Wednesday, October 31, 2012


The monster storm hit the East Coast of the United States and its punch was merciless. I am always surprised how the Americans are able to come together when they feel being in harm's way.  There is something awesome in this almost spontaneous interplay of hearts and minds. The sleeping Giant comes to life and teaches the world at large how problems must be confronted, head to head. The situation is dire but there is no room for complaints, bitterness or self-pity.  On the contrary, the country looks  united in battle, generous in solidarity. The waves were not allowed to rule.

It is almost as if the elements decided to intervene so that the toxic political debate could be humiliated, or look ridiculous at least.  For a couple of days, the acrimony and the vulgar accusations are in retreat, leaving the political battlefield rot in the debris the hurricane left in its aftermath. One shouldn't be complacent or naive.  Neither should one fail to pay attention where credit is due. Suddenly the contenders for the presidency both look presidential indeed, maintaining their respective disagreements but not letting the former stand in the way of the American values which need to recover after this endless bickering and mutual loathing between opposing parties. No doubt the candidates will try to benefit from this mega-catastrophe and Obama might get some credit for a policy which is all about "being there," which stands in stark contrast with President Bush's "being absent " during Katrina.  Romney has made the smart move to let reason overcome passion.  President Obama and the formidable Republican governor of New Jersey were able to act as partners.  It remains to be seen if this "humane" transformation of words and deeds will persist. At least a moment of grace was created and it showed the world that the United States can apply its soft-power when needed. 

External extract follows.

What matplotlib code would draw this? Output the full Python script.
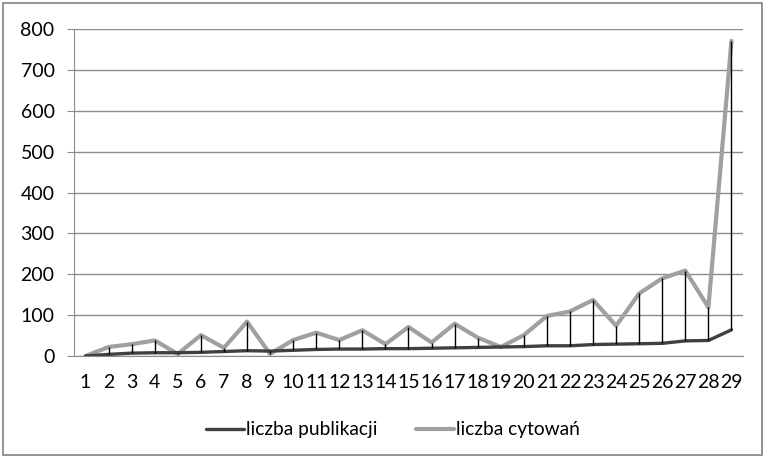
import numpy as np
import matplotlib.pyplot as plt
from matplotlib.patches import Rectangle

# kolejne okresy
okresy = list(range(1, 30))

liczba_publikacji = [0, 4, 7, 8, 8, 9, 11, 13, 12, 14, 16, 17, 17, 18, 18,
                     19, 20, 21, 22, 23, 25, 25, 28, 29, 30, 31, 37, 38, 64]
liczba_cytowan = [0, 22, 29, 38, 5, 51, 20, 84, 5, 39, 57, 39, 63, 29, 71,
                  33, 79, 45, 22, 51, 98, 109, 137, 74, 153, 190, 209, 119, 771]

plt.rcParams['font.family'] = ['Lato', 'DejaVu Sans']

fig = plt.figure(figsize=(7.66, 4.58), dpi=100)
ax = fig.add_axes([74 / 766, 1 - 356 / 458, (743 - 74) / 766, (356 - 29) / 458])

x = np.array(okresy)
pub = np.array(liczba_publikacji)
cyt = np.array(liczba_cytowan)

# linie min-max pomiędzy seriami
ax.vlines(x, pub, cyt, color='black', lw=1, zorder=4)
ax.plot(x, pub, color='#404040', lw=2.4, solid_capstyle='round', zorder=3,
        label='liczba publikacji')
ax.plot(x, cyt, color='#a0a0a0', lw=3, solid_capstyle='round', zorder=2,
        label='liczba cytowań')

ax.set_xlim(0.5, 29.5)
ax.set_ylim(0, 800)
ax.set_yticks(range(0, 801, 100))
ax.set_xticks(x)
ax.set_xticklabels([str(v) for v in okresy])
ax.yaxis.grid(True, color='#8c8c8c', lw=1)
ax.set_axisbelow(True)

for side in ['top', 'right']:
    ax.spines[side].set_visible(False)
ax.spines['left'].set_color('#8c8c8c')
ax.spines['bottom'].set_color('#8c8c8c')
ax.tick_params(axis='y', length=5, color='#8c8c8c', labelsize=14, pad=9)
ax.tick_params(axis='x', length=0, labelsize=14, pad=13)

fig.legend(loc='center', bbox_to_anchor=(393 / 766, 1 - 430 / 458), ncol=2,
           frameon=False, fontsize=13.8, handlelength=2.0, handletextpad=0.1,
           columnspacing=2.0)

# ramka wokół wykresu
fig.patches.append(Rectangle((3 / 766, 3 / 458), 759 / 766, 452 / 458,
                             transform=fig.transFigure, fill=False,
                             edgecolor='#808080', lw=1.2))

fig.savefig('out.png', dpi=100)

Some radicals on the right and the left will still try to see Machiavellian intentions in the actions and words of whoever gets involved in remedying this situation which will certainly have consequences in the long-term.  The socio-economic fall-out will be gigantic. Yet again the role of government will cast its shadow over the political debate. Those arguments belong to the "normal" ; other vicious personal and ideological attacks on all sides should be swept away together with the waters which encroached on Manhattan and New Jersey.

This should be a moment wherein healing and respect can recover the territory which was lost after the assault of Durer's apocalypse-like hordes of special interests, super PACs, religious zealots, racist agendas and antiquated social machinery. This meteorological nightmare might end up creating an opportunity to calm down and return to American values which after all have proven to be more resistant than what the undertakers of all sides had predicted. The next president will be a "changed" man.  America might have begun finding its way back to what it is. This "perfect storm" might as well have brought closure to the hellish decennial which was ignited in the burning torches of 9/11.